* [What is required]:
Extract only the first line of the listing and every line after it up to and including the one with "const legendCm = [1, 5, 10];". Omit the pictures.

:::

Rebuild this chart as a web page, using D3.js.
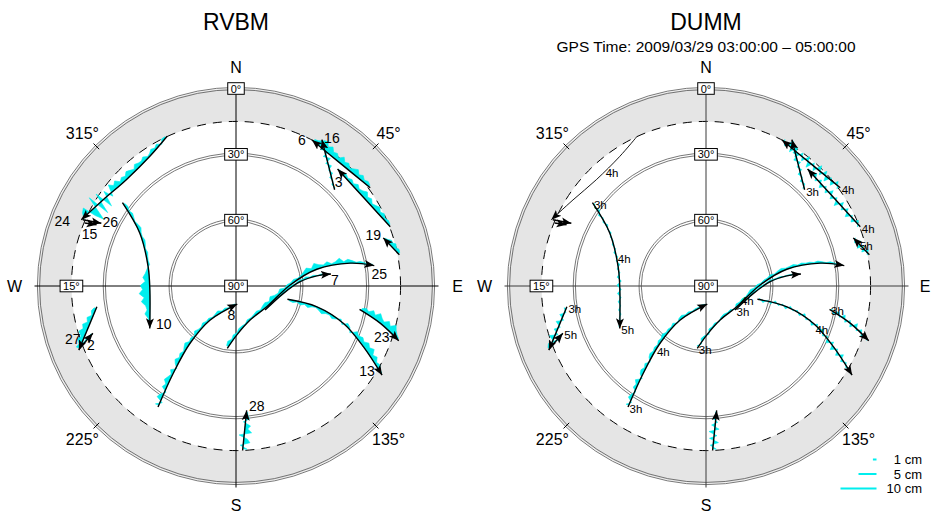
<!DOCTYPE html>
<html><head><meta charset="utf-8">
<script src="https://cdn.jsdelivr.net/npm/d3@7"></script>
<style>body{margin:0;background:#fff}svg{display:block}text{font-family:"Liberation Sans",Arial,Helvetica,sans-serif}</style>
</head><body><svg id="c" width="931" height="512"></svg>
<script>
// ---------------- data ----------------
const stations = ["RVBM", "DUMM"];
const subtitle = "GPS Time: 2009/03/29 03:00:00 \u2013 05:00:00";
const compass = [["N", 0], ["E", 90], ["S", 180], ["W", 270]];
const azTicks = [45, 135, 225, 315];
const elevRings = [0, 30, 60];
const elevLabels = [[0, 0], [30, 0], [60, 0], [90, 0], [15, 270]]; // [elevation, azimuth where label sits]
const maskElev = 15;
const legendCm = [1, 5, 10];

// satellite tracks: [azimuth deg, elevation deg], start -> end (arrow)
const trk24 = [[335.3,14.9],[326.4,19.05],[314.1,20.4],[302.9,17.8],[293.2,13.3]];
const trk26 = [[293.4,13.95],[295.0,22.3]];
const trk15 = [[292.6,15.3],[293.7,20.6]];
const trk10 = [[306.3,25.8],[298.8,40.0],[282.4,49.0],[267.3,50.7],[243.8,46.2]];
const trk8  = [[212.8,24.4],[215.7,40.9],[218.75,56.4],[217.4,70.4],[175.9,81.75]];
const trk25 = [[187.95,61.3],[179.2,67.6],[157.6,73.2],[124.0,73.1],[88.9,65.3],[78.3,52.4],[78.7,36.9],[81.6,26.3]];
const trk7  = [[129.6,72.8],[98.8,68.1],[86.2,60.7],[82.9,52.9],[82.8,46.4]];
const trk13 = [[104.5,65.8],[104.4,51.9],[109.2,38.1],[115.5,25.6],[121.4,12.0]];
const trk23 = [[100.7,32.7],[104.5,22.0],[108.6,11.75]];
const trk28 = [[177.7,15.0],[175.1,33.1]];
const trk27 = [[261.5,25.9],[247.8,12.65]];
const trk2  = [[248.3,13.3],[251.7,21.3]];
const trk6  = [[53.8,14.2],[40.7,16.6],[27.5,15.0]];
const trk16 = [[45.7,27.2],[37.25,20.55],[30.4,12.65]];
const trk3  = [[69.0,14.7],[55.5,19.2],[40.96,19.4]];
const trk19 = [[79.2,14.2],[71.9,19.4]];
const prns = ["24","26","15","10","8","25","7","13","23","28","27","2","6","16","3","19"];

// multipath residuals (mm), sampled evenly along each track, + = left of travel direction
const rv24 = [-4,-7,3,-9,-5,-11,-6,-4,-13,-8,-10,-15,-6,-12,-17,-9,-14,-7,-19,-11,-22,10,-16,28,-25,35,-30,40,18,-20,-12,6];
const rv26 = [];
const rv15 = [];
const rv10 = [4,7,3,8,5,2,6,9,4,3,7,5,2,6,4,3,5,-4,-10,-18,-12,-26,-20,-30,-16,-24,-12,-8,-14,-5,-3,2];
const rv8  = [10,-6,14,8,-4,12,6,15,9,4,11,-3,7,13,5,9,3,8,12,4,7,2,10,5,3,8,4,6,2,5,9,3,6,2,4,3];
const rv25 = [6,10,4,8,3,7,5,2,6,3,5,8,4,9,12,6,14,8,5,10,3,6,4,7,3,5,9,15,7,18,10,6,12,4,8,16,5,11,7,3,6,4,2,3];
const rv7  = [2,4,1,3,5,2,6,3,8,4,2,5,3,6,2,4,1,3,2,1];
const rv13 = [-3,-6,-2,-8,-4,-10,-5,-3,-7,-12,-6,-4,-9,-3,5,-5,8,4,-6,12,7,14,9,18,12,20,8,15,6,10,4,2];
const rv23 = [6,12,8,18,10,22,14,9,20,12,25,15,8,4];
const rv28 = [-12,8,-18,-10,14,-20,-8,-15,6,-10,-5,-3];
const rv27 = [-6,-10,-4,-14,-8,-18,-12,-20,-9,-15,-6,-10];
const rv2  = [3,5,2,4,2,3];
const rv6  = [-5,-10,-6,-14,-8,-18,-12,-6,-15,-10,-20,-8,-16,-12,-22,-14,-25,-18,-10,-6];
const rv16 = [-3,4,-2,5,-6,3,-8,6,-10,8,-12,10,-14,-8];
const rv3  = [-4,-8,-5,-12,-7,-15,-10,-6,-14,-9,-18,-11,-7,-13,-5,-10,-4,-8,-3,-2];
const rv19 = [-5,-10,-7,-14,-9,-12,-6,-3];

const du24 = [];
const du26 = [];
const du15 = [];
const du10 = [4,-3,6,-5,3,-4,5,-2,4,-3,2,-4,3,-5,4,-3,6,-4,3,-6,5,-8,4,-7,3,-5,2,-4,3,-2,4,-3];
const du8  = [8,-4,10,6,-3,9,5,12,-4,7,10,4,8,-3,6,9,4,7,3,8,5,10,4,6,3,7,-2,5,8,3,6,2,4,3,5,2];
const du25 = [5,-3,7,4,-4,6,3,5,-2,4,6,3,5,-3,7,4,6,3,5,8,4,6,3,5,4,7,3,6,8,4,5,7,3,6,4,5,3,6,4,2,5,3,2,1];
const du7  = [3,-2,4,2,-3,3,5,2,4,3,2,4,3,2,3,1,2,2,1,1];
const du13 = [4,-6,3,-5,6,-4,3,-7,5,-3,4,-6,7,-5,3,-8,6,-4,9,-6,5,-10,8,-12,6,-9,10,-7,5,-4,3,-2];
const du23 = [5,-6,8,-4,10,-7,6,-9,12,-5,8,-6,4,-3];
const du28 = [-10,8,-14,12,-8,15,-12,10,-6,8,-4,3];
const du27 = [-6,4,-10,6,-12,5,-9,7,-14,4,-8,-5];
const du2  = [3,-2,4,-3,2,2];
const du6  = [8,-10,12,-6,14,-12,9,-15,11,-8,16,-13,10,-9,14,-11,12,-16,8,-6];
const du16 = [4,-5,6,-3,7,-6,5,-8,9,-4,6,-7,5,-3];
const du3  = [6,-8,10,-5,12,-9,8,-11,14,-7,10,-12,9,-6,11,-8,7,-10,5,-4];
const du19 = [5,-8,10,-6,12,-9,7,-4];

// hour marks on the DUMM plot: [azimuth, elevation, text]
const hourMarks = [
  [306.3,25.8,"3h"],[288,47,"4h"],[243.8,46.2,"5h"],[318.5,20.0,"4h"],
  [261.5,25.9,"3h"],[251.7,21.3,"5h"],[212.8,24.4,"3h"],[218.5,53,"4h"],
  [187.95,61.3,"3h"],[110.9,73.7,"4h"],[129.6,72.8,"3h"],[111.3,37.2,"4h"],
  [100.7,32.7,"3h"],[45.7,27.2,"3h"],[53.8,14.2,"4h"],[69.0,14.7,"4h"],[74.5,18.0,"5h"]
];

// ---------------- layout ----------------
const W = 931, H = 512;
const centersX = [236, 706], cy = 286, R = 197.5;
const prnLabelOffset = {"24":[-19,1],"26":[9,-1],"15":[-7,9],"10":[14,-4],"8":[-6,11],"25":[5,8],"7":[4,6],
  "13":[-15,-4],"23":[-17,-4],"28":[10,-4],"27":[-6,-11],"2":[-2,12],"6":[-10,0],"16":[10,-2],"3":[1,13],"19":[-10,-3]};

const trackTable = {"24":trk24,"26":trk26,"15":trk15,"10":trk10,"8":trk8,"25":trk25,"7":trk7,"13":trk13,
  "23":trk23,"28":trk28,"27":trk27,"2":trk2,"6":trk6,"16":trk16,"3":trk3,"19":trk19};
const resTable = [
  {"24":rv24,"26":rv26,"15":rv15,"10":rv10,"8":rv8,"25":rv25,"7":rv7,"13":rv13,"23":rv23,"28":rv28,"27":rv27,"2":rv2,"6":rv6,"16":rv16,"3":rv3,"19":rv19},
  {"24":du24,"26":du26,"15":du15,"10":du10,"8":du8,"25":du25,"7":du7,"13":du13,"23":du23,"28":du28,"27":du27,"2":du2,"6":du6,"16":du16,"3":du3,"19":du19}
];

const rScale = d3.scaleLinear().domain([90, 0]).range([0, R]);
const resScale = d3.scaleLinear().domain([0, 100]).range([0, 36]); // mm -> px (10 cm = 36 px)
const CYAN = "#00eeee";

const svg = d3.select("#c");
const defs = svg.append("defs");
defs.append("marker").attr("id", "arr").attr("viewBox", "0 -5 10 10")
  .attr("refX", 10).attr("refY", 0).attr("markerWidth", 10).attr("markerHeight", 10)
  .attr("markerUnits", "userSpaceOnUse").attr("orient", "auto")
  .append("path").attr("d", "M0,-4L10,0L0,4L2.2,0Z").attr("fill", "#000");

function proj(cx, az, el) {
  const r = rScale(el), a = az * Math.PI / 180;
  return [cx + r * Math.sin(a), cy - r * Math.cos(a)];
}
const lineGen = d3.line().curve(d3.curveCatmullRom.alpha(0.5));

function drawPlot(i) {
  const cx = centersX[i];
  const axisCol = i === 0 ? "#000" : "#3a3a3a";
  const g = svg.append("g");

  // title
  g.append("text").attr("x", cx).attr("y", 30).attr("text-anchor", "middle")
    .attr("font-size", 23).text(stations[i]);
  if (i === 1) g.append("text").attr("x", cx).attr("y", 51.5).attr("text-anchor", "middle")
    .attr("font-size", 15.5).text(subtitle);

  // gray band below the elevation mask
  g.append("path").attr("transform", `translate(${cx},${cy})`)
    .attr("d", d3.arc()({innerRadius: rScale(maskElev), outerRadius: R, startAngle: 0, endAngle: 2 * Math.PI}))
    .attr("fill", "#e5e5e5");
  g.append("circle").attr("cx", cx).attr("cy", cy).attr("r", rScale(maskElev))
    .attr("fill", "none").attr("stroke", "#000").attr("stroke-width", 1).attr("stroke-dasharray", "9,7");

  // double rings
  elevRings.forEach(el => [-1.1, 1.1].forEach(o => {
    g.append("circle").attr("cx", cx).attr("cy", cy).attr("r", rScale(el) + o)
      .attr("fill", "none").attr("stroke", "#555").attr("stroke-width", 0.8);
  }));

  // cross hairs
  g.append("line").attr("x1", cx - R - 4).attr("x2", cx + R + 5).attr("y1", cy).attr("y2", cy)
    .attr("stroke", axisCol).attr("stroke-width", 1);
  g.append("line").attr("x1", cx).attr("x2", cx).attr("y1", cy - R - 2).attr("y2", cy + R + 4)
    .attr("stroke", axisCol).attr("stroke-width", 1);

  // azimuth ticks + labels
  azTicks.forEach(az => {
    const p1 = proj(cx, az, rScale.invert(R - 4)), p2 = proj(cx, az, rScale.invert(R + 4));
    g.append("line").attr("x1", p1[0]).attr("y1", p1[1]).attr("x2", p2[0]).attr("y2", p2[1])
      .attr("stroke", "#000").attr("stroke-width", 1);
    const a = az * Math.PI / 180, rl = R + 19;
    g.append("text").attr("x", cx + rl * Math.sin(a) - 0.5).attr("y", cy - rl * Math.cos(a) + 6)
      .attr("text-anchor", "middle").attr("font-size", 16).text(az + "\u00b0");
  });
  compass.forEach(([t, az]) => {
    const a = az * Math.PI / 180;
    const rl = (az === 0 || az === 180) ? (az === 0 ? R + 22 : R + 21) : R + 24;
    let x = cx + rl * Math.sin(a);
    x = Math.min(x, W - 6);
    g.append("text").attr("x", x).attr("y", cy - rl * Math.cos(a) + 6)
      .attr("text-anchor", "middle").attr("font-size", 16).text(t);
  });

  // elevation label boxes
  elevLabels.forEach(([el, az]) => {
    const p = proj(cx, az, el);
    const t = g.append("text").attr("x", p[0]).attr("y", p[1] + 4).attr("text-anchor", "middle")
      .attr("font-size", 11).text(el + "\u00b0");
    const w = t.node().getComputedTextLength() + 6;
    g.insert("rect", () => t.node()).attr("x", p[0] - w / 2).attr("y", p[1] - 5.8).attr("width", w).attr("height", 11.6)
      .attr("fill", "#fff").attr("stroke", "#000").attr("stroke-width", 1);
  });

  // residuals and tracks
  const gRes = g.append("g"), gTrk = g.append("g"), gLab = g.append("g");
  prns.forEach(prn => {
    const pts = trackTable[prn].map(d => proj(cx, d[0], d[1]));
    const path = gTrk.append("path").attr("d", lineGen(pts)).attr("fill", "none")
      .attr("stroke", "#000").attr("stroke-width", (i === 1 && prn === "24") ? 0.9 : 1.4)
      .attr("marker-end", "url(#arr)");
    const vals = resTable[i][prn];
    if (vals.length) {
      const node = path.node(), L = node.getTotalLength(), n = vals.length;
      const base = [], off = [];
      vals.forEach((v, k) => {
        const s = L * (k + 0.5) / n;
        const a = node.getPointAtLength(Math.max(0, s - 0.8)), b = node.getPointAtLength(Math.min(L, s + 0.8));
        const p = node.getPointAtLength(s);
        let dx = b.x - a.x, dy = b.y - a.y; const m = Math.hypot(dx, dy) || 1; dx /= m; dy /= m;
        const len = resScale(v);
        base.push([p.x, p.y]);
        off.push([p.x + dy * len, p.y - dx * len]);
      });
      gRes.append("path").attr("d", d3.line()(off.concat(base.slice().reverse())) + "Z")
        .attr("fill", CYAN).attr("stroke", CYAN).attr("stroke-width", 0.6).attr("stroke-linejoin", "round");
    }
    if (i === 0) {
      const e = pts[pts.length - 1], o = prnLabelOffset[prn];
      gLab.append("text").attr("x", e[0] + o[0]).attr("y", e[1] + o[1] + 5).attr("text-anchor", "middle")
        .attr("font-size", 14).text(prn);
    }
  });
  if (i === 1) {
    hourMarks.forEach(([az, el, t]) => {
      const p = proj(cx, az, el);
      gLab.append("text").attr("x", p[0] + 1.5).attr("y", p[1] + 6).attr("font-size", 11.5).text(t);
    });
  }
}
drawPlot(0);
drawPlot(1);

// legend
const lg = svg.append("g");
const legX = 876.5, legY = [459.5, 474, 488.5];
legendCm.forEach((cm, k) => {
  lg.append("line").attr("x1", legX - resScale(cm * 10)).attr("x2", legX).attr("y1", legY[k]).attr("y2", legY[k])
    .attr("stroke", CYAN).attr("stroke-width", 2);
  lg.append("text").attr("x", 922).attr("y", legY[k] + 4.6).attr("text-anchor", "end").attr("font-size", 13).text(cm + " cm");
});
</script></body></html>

:::

* [Correct output]:
Rebuild this chart as a web page, using D3.js.
<!DOCTYPE html>
<html><head><meta charset="utf-8">
<script src="https://cdn.jsdelivr.net/npm/d3@7"></script>
<style>body{margin:0;background:#fff}svg{display:block}text{font-family:"Liberation Sans",Arial,Helvetica,sans-serif}</style>
</head><body><svg id="c" width="931" height="512"></svg>
<script>
// ---------------- data ----------------
const stations = ["RVBM", "DUMM"];
const subtitle = "GPS Time: 2009/03/29 03:00:00 \u2013 05:00:00";
const compass = [["N", 0], ["E", 90], ["S", 180], ["W", 270]];
const azTicks = [45, 135, 225, 315];
const elevRings = [0, 30, 60];
const elevLabels = [[0, 0], [30, 0], [60, 0], [90, 0], [15, 270]]; // [elevation, azimuth where label sits]
const maskElev = 15;
const legendCm = [1, 5, 10];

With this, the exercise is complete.